■ Recorded information ■
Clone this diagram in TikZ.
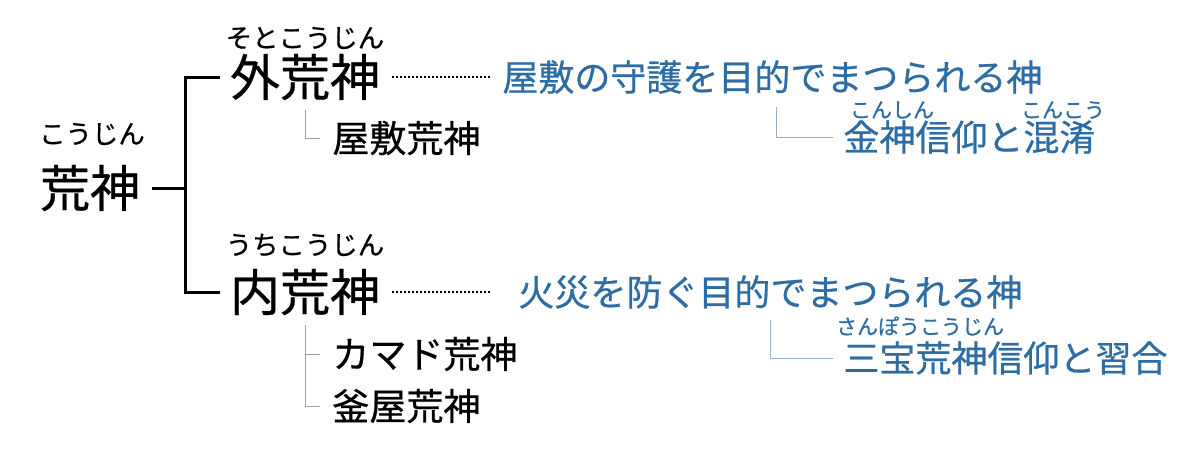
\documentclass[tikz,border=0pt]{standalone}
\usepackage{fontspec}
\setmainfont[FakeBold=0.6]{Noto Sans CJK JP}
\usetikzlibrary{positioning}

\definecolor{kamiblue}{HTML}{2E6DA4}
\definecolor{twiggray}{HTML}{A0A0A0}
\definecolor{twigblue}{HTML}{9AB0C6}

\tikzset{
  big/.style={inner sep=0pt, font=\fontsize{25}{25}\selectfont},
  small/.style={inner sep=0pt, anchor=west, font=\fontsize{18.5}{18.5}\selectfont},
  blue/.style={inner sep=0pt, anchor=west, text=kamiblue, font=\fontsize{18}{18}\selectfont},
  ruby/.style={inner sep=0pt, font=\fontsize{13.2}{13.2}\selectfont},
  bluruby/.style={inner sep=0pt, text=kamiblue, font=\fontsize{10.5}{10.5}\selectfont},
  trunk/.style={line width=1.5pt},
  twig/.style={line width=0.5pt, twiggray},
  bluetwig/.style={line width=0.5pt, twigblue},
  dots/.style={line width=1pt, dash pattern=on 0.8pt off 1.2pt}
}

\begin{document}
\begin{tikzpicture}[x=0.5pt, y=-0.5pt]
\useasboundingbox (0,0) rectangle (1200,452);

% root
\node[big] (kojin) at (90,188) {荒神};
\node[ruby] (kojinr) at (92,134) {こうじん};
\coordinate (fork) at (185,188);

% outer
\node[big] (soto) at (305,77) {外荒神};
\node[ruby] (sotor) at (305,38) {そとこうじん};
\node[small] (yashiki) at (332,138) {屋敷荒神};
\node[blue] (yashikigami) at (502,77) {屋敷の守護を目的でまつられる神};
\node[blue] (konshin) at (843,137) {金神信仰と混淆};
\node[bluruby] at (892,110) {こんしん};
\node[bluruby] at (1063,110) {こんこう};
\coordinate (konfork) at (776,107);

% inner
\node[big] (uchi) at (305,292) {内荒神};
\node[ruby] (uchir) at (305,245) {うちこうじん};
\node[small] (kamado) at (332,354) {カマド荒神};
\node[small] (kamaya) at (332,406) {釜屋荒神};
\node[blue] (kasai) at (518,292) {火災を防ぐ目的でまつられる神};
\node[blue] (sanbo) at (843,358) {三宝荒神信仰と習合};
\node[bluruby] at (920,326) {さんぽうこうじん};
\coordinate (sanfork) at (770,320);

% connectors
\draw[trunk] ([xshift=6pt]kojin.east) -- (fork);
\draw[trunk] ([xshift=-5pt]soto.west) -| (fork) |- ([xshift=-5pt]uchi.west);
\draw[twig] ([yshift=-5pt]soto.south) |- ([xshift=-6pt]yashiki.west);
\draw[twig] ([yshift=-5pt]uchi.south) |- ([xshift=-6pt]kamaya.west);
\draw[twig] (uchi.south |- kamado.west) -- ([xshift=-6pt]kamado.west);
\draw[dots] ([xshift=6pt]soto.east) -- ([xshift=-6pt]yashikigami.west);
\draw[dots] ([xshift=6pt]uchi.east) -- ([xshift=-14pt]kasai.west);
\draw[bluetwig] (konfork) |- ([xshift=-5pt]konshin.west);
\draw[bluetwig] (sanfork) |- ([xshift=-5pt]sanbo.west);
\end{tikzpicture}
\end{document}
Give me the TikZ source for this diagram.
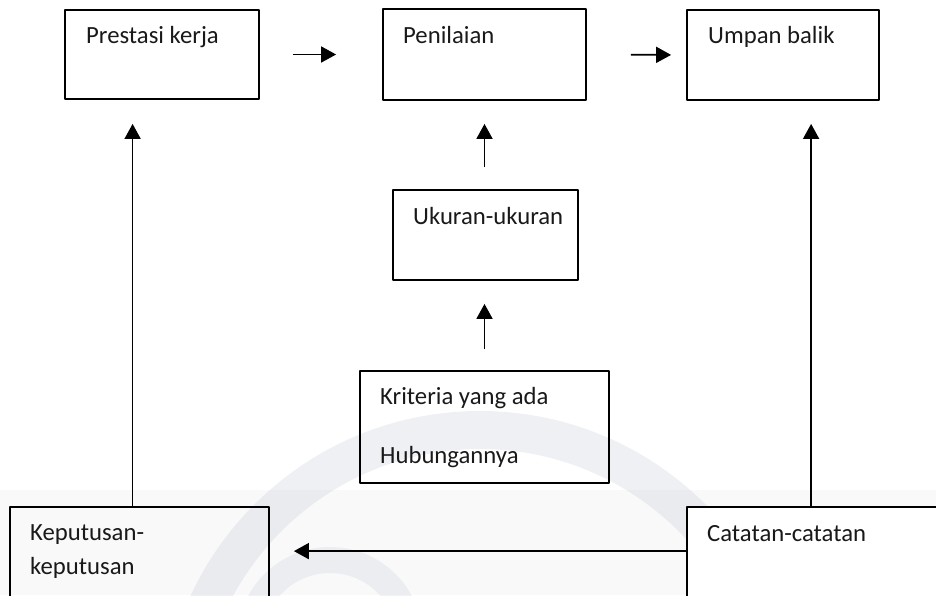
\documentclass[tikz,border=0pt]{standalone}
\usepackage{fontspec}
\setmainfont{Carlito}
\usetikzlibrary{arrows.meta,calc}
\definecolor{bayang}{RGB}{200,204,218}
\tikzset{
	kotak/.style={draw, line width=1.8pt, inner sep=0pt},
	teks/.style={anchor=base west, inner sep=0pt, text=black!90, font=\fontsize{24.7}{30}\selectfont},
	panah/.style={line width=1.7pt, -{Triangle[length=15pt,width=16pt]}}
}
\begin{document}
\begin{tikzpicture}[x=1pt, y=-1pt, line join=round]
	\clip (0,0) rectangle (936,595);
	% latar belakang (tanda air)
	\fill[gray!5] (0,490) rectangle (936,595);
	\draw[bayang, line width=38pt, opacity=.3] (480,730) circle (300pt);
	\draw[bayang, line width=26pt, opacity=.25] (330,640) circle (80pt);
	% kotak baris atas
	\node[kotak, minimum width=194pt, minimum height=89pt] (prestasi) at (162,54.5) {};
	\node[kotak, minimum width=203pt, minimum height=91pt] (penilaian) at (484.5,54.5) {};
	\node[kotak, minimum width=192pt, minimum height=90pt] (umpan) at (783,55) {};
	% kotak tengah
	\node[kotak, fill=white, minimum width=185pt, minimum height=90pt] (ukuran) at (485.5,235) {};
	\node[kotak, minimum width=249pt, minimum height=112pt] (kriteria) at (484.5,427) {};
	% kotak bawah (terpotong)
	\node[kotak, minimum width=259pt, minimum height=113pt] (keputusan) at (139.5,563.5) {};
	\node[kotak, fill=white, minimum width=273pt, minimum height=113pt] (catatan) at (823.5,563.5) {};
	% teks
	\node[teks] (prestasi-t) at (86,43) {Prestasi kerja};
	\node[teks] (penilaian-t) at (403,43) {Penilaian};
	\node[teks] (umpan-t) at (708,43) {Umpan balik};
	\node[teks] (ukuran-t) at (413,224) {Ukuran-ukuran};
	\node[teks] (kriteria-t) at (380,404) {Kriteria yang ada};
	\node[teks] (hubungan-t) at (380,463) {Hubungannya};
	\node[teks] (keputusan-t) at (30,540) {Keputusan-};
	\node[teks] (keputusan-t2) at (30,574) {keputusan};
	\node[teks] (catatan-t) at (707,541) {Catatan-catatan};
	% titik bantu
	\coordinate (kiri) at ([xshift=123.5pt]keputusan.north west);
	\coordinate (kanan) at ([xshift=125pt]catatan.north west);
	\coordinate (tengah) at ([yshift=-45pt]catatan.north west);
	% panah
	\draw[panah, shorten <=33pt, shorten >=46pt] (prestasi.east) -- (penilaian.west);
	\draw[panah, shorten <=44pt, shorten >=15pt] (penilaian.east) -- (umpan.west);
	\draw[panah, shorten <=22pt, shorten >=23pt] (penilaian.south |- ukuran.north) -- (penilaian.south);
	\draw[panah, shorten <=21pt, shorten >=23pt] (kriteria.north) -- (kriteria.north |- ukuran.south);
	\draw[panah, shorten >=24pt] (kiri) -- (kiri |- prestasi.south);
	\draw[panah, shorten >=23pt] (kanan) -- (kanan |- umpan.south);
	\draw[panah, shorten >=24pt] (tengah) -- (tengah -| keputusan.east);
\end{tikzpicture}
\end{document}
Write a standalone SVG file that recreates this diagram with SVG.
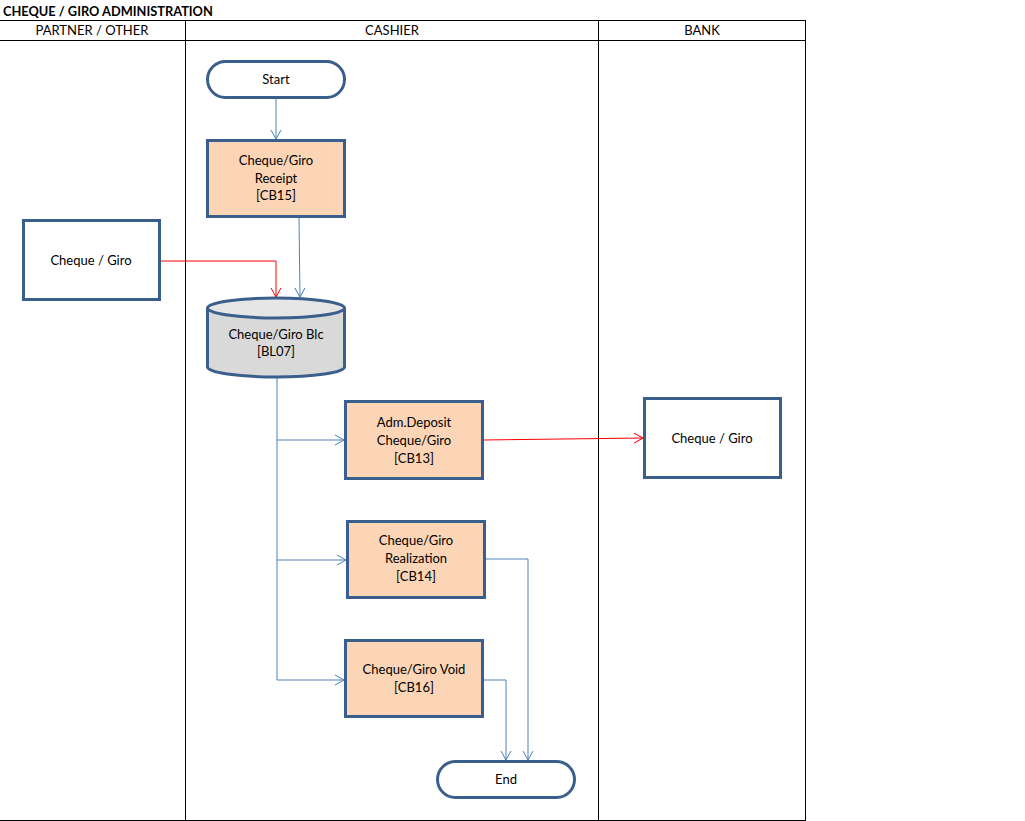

■ Set exercise ■
The records above must be printed exactly; the pictures stay out.

■ Result below ■
Clone this diagram in TikZ.
\documentclass[tikz,border=0pt]{standalone}
\usepackage{fontspec}
\setmainfont[FakeBold=0.6]{Noto Sans CJK JP}
\usetikzlibrary{positioning}

\definecolor{kamiblue}{HTML}{2E6DA4}
\definecolor{twiggray}{HTML}{A0A0A0}
\definecolor{twigblue}{HTML}{9AB0C6}

\tikzset{
  big/.style={inner sep=0pt, font=\fontsize{25}{25}\selectfont},
  small/.style={inner sep=0pt, anchor=west, font=\fontsize{18.5}{18.5}\selectfont},
  blue/.style={inner sep=0pt, anchor=west, text=kamiblue, font=\fontsize{18}{18}\selectfont},
  ruby/.style={inner sep=0pt, font=\fontsize{13.2}{13.2}\selectfont},
  bluruby/.style={inner sep=0pt, text=kamiblue, font=\fontsize{10.5}{10.5}\selectfont},
  trunk/.style={line width=1.5pt},
  twig/.style={line width=0.5pt, twiggray},
  bluetwig/.style={line width=0.5pt, twigblue},
  dots/.style={line width=1pt, dash pattern=on 0.8pt off 1.2pt}
}

\begin{document}
\begin{tikzpicture}[x=0.5pt, y=-0.5pt]
\useasboundingbox (0,0) rectangle (1200,452);

% root
\node[big] (kojin) at (90,188) {荒神};
\node[ruby] (kojinr) at (92,134) {こうじん};
\coordinate (fork) at (185,188);

% outer
\node[big] (soto) at (305,77) {外荒神};
\node[ruby] (sotor) at (305,38) {そとこうじん};
\node[small] (yashiki) at (332,138) {屋敷荒神};
\node[blue] (yashikigami) at (502,77) {屋敷の守護を目的でまつられる神};
\node[blue] (konshin) at (843,137) {金神信仰と混淆};
\node[bluruby] at (892,110) {こんしん};
\node[bluruby] at (1063,110) {こんこう};
\coordinate (konfork) at (776,107);

% inner
\node[big] (uchi) at (305,292) {内荒神};
\node[ruby] (uchir) at (305,245) {うちこうじん};
\node[small] (kamado) at (332,354) {カマド荒神};
\node[small] (kamaya) at (332,406) {釜屋荒神};
\node[blue] (kasai) at (518,292) {火災を防ぐ目的でまつられる神};
\node[blue] (sanbo) at (843,358) {三宝荒神信仰と習合};
\node[bluruby] at (920,326) {さんぽうこうじん};
\coordinate (sanfork) at (770,320);

% connectors
\draw[trunk] ([xshift=6pt]kojin.east) -- (fork);
\draw[trunk] ([xshift=-5pt]soto.west) -| (fork) |- ([xshift=-5pt]uchi.west);
\draw[twig] ([yshift=-5pt]soto.south) |- ([xshift=-6pt]yashiki.west);
\draw[twig] ([yshift=-5pt]uchi.south) |- ([xshift=-6pt]kamaya.west);
\draw[twig] (uchi.south |- kamado.west) -- ([xshift=-6pt]kamado.west);
\draw[dots] ([xshift=6pt]soto.east) -- ([xshift=-6pt]yashikigami.west);
\draw[dots] ([xshift=6pt]uchi.east) -- ([xshift=-14pt]kasai.west);
\draw[bluetwig] (konfork) |- ([xshift=-5pt]konshin.west);
\draw[bluetwig] (sanfork) |- ([xshift=-5pt]sanbo.west);
\end{tikzpicture}
\end{document}
Give me the TikZ source for this diagram.
\documentclass[tikz,border=0pt]{standalone}
\usepackage{fontspec}
\setmainfont{Carlito}
\usetikzlibrary{arrows.meta,calc}
\definecolor{bayang}{RGB}{200,204,218}
\tikzset{
	kotak/.style={draw, line width=1.8pt, inner sep=0pt},
	teks/.style={anchor=base west, inner sep=0pt, text=black!90, font=\fontsize{24.7}{30}\selectfont},
	panah/.style={line width=1.7pt, -{Triangle[length=15pt,width=16pt]}}
}
\begin{document}
\begin{tikzpicture}[x=1pt, y=-1pt, line join=round]
	\clip (0,0) rectangle (936,595);
	% latar belakang (tanda air)
	\fill[gray!5] (0,490) rectangle (936,595);
	\draw[bayang, line width=38pt, opacity=.3] (480,730) circle (300pt);
	\draw[bayang, line width=26pt, opacity=.25] (330,640) circle (80pt);
	% kotak baris atas
	\node[kotak, minimum width=194pt, minimum height=89pt] (prestasi) at (162,54.5) {};
	\node[kotak, minimum width=203pt, minimum height=91pt] (penilaian) at (484.5,54.5) {};
	\node[kotak, minimum width=192pt, minimum height=90pt] (umpan) at (783,55) {};
	% kotak tengah
	\node[kotak, fill=white, minimum width=185pt, minimum height=90pt] (ukuran) at (485.5,235) {};
	\node[kotak, minimum width=249pt, minimum height=112pt] (kriteria) at (484.5,427) {};
	% kotak bawah (terpotong)
	\node[kotak, minimum width=259pt, minimum height=113pt] (keputusan) at (139.5,563.5) {};
	\node[kotak, fill=white, minimum width=273pt, minimum height=113pt] (catatan) at (823.5,563.5) {};
	% teks
	\node[teks] (prestasi-t) at (86,43) {Prestasi kerja};
	\node[teks] (penilaian-t) at (403,43) {Penilaian};
	\node[teks] (umpan-t) at (708,43) {Umpan balik};
	\node[teks] (ukuran-t) at (413,224) {Ukuran-ukuran};
	\node[teks] (kriteria-t) at (380,404) {Kriteria yang ada};
	\node[teks] (hubungan-t) at (380,463) {Hubungannya};
	\node[teks] (keputusan-t) at (30,540) {Keputusan-};
	\node[teks] (keputusan-t2) at (30,574) {keputusan};
	\node[teks] (catatan-t) at (707,541) {Catatan-catatan};
	% titik bantu
	\coordinate (kiri) at ([xshift=123.5pt]keputusan.north west);
	\coordinate (kanan) at ([xshift=125pt]catatan.north west);
	\coordinate (tengah) at ([yshift=-45pt]catatan.north west);
	% panah
	\draw[panah, shorten <=33pt, shorten >=46pt] (prestasi.east) -- (penilaian.west);
	\draw[panah, shorten <=44pt, shorten >=15pt] (penilaian.east) -- (umpan.west);
	\draw[panah, shorten <=22pt, shorten >=23pt] (penilaian.south |- ukuran.north) -- (penilaian.south);
	\draw[panah, shorten <=21pt, shorten >=23pt] (kriteria.north) -- (kriteria.north |- ukuran.south);
	\draw[panah, shorten >=24pt] (kiri) -- (kiri |- prestasi.south);
	\draw[panah, shorten >=23pt] (kanan) -- (kanan |- umpan.south);
	\draw[panah, shorten >=24pt] (tengah) -- (tengah -| keputusan.east);
\end{tikzpicture}
\end{document}
Write a standalone SVG file that recreates this diagram with SVG.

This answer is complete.